A purported member of the Internet hacking group Anonymous breached a blog linked to Singapore’s leading newspaper on Friday, heightening concerns about cybersecurity among the city-state’s government agencies.
The Straits Times said it removed a page on a website that features blog posts by the newspaper’s writers after it was defaced by the hacker. The hacker claimed a Straits Times journalist published a “very misleading” blog post about a threat purportedly issued by Anonymous against Singapore’s government to protest contentious online licensing regulations.
The Straits Times said on its main website that it has lodged a police report and that government agencies have been on alert since the initial threat surfaced in a YouTube video on Thursday.
A message left on the blog page demanded that the journalist resign or apologize within 48 hours “to the citizens of Singapore for trying to mislead them.” It warned that Anonymous would take more serious action if the journalist refused.

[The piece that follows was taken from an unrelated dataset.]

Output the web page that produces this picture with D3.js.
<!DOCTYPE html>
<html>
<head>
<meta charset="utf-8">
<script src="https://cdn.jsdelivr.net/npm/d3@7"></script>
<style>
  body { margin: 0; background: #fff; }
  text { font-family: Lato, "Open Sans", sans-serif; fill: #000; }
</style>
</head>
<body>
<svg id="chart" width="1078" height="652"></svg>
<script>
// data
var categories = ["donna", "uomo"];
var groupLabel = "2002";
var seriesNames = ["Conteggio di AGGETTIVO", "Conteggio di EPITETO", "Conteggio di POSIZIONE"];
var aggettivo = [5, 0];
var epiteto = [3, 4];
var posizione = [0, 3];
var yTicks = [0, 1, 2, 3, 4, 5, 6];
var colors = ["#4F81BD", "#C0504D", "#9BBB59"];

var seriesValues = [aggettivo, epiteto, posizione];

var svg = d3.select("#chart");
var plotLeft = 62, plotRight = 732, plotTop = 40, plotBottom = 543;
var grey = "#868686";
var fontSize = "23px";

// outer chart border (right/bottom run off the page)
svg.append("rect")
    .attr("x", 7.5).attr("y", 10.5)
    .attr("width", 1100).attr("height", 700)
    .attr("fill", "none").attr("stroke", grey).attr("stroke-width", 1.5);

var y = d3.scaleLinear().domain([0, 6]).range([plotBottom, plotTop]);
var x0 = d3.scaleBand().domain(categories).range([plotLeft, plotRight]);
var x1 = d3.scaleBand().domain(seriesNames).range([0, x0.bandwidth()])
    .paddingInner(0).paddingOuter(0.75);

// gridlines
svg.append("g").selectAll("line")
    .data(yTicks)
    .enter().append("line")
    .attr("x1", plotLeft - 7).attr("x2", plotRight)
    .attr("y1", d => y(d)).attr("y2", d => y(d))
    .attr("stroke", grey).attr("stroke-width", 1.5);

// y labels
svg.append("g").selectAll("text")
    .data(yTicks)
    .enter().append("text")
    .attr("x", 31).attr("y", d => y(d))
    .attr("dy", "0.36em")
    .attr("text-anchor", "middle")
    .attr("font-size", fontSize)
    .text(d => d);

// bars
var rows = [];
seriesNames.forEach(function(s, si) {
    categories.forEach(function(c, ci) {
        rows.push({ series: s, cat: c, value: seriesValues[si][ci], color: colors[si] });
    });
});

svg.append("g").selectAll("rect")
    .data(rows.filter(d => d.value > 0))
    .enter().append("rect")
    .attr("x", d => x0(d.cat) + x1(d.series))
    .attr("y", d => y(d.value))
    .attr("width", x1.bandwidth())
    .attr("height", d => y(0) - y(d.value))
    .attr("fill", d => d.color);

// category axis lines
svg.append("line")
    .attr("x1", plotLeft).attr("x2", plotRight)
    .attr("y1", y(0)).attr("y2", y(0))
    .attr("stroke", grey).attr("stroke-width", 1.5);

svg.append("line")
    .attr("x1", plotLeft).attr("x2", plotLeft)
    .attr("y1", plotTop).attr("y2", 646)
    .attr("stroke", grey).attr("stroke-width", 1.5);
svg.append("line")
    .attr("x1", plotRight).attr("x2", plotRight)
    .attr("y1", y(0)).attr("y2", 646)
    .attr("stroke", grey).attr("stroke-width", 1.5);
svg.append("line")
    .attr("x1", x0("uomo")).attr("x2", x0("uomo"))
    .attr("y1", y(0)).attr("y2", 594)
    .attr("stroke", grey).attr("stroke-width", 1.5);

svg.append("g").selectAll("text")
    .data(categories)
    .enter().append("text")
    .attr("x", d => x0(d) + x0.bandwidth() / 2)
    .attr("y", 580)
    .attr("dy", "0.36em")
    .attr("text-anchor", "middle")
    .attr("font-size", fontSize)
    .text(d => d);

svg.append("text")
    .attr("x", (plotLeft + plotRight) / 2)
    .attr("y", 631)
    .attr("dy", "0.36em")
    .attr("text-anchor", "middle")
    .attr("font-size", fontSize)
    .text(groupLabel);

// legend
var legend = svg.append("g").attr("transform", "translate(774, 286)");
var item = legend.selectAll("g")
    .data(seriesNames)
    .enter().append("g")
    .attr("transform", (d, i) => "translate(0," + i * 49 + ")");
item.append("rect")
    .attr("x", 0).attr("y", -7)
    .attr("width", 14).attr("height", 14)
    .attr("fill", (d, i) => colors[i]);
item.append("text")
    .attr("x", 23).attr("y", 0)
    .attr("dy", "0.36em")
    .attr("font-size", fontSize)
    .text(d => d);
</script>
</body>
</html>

The Straits Times said it stood by its reports and writers.
The attack comes a week after Singapore announced a plan to spend 130 million Singapore dollars ($105 million) over the next five years to bolster research and human resources to make computer networks more secure against online attacks.
Baey Yam Keng, deputy chairman of Singapore’s Parliamentary Committee for Communications and Information, said the attack illustrated how online security could be cracked.
“We do not know what the hacker’s capabilities are, so it’s important for us to take this very seriously,” he said.
This week’s threats are the latest attempt to pressure Singapore’s government to reverse a policy introduced this year that requires some news websites to obtain licenses and possibly remove offensive content.
Activists accuse the government of extending censorship to the Internet in a country where the media have long been tightly supervised. Government officials maintain the website policy is not meant to muzzle freedom of expression but to ensure a minimum standard of reporting.
Bertha Henson, who runs a Singaporean news website called Breakfast Network, voiced concerns that Friday’s hacking might hurt instead of help independent website operators.
“It makes the government seem right, that we are just troublemakers,” she said.